### Requirement
Retype exactly what runs from the first line of the data to the line with "plt.rcParams['font.family'] = ['Liberation", keeping both of those lines and skipping pictures.

'''

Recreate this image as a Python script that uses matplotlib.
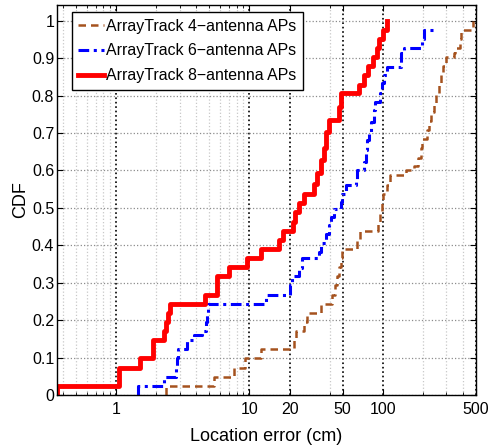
import numpy as np
import matplotlib
matplotlib.use('Agg')
from matplotlib import pyplot as plt
from matplotlib.ticker import FixedLocator, NullFormatter

plt.rcParams['font.family'] = ['Liberation Sans', 'DejaVu Sans']

# step points (error in cm, CDF value)
err_4 = [2.37, 2.37, 5.38, 7.6, 9.2, 12.1, 21.5, 22.5, 25.6, 27.2, 34.3, 41.8, 44, 45.5,
         47, 48.3, 49.4, 64.5, 68, 92, 96, 98, 100, 108, 114, 150, 171, 185, 193, 196,
         216, 222, 228, 240, 250, 262, 275, 285, 297, 340, 350, 380, 386, 475]
cdf_4 = [0.0, 0.024, 0.049, 0.073, 0.098, 0.122, 0.146, 0.171, 0.195, 0.220, 0.244, 0.268, 0.293, 0.317,
         0.341, 0.366, 0.390, 0.415, 0.439, 0.463, 0.488, 0.512, 0.537, 0.561, 0.587, 0.601, 0.611, 0.634, 0.660, 0.683,
         0.707, 0.732, 0.756, 0.780, 0.805, 0.829, 0.854, 0.878, 0.902, 0.915, 0.927, 0.951, 0.976, 1.0]

err_6 = [1.45, 1.45, 2.27, 2.83, 2.87, 2.9, 3.39, 3.81, 4.4, 4.75, 4.8, 4.85, 13.4, 20.1, 20.8,
         23.4, 24.9, 33.1, 34.3, 37.3, 39.4, 40.6, 42.9, 48.3, 49.4, 52.7, 62.5, 64.5, 72.3, 74.6,
         76.5, 78.8, 81, 85.8, 88, 96, 99, 102, 108, 136, 144, 198, 205, 253]
cdf_6 = [0.0, 0.024, 0.049, 0.073, 0.098, 0.122, 0.146, 0.160, 0.171, 0.195, 0.220, 0.244, 0.268, 0.293, 0.317,
         0.338, 0.365, 0.382, 0.405, 0.431, 0.454, 0.476, 0.498, 0.516, 0.538, 0.561, 0.578, 0.601, 0.623, 0.654,
         0.681, 0.703, 0.730, 0.761, 0.783, 0.806, 0.833, 0.855, 0.877, 0.913, 0.928, 0.951, 0.976, 0.976]

err_8 = [0.36, 0.36, 1.05, 1.52, 1.89, 2.27, 2.35, 2.43, 2.52, 4.67, 5.72, 7.0, 9.5, 12.3, 16.6,
         17.9, 21.3, 22.0, 23.4, 25.6, 30.3, 32.2, 34.3, 36.3, 37.3, 39.4, 46.8, 48.3, 66, 72.3,
         76.8, 85, 90, 93.5, 101, 107]
cdf_8 = [0.0, 0.024, 0.073, 0.098, 0.146, 0.171, 0.195, 0.220, 0.244, 0.268, 0.317, 0.341, 0.366, 0.390, 0.415,
         0.439, 0.463, 0.488, 0.512, 0.537, 0.565, 0.592, 0.628, 0.659, 0.703, 0.734, 0.770, 0.806, 0.828, 0.855,
         0.878, 0.902, 0.927, 0.951, 0.976, 1.0]

labels = ['ArrayTrack 4\u2212antenna APs', 'ArrayTrack 6\u2212antenna APs', 'ArrayTrack 8\u2212antenna APs']
major_x = [1, 10, 20, 50, 100, 500]
minor_x = [0.4, 0.5, 0.6, 0.7, 0.8, 0.9, 2, 3, 4, 5, 6, 7, 8, 9, 40, 200, 300, 400]

fig = plt.figure(figsize=(4.9, 4.48), dpi=100)
ax = fig.add_axes([57/490, 53/448, 419/490, 390/448])

ax.step(err_4, cdf_4, where='post', color='#A5521E', lw=1.8, dashes=(3, 2), label=labels[0])
ax.step(err_6, cdf_6, where='post', color='#0000FF', lw=2.2, dashes=(3.5, 1.5, 1, 1.5), label=labels[1])
ax.step(err_8, cdf_8, where='post', color='#FF0000', lw=3.5, label=labels[2])

ax.set_xscale('log')
ax.set_xlim(0.36, 500)
ax.set_ylim(0, 1.042)

ax.xaxis.set_major_locator(FixedLocator(major_x))
ax.xaxis.set_minor_locator(FixedLocator(minor_x))
ax.xaxis.set_minor_formatter(NullFormatter())
ax.set_xticklabels([str(v) for v in major_x])
ax.set_yticks(np.arange(0, 1.01, 0.1))
ax.set_yticklabels(['0'] + ['%.1f' % v for v in np.arange(0.1, 0.95, 0.1)] + ['1'])

# matlab style grid
ax.grid(True, which='minor', axis='x', color='#c8c8c8', ls=':', lw=0.9)
ax.grid(True, which='major', axis='x', color='black', ls=':', lw=1.2)
ax.grid(True, which='major', axis='y', color='#8c8c8c', ls=':', lw=0.9)
ax.set_axisbelow(True)

ax.tick_params(which='both', direction='in', top=True, right=True, labelsize=11.5)
ax.tick_params(axis='x', pad=5)
ax.tick_params(axis='y', pad=2)
ax.tick_params(which='major', length=4, width=0.8)
ax.tick_params(which='minor', length=2, width=0.6)
for s in ax.spines.values():
    s.set_linewidth(1.0)

ax.set_xlabel('Location error (cm)', fontsize=13, labelpad=8)
ax.set_ylabel('CDF', fontsize=13, labelpad=2)

leg = ax.legend(loc='upper left', bbox_to_anchor=(0.035, 0.982), borderaxespad=0,
                fontsize=11.4, fancybox=False, framealpha=1, edgecolor='black',
                handlelength=1.6, handletextpad=0.15, labelspacing=0.62, borderpad=0.42)
leg.get_frame().set_linewidth(1.0)

fig.savefig('out.png', dpi=100)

'''

### Written response
Recreate this image as a Python script that uses matplotlib.
import numpy as np
import matplotlib
matplotlib.use('Agg')
from matplotlib import pyplot as plt
from matplotlib.ticker import FixedLocator, NullFormatter

plt.rcParams['font.family'] = ['Liberation Sans', 'DejaVu Sans']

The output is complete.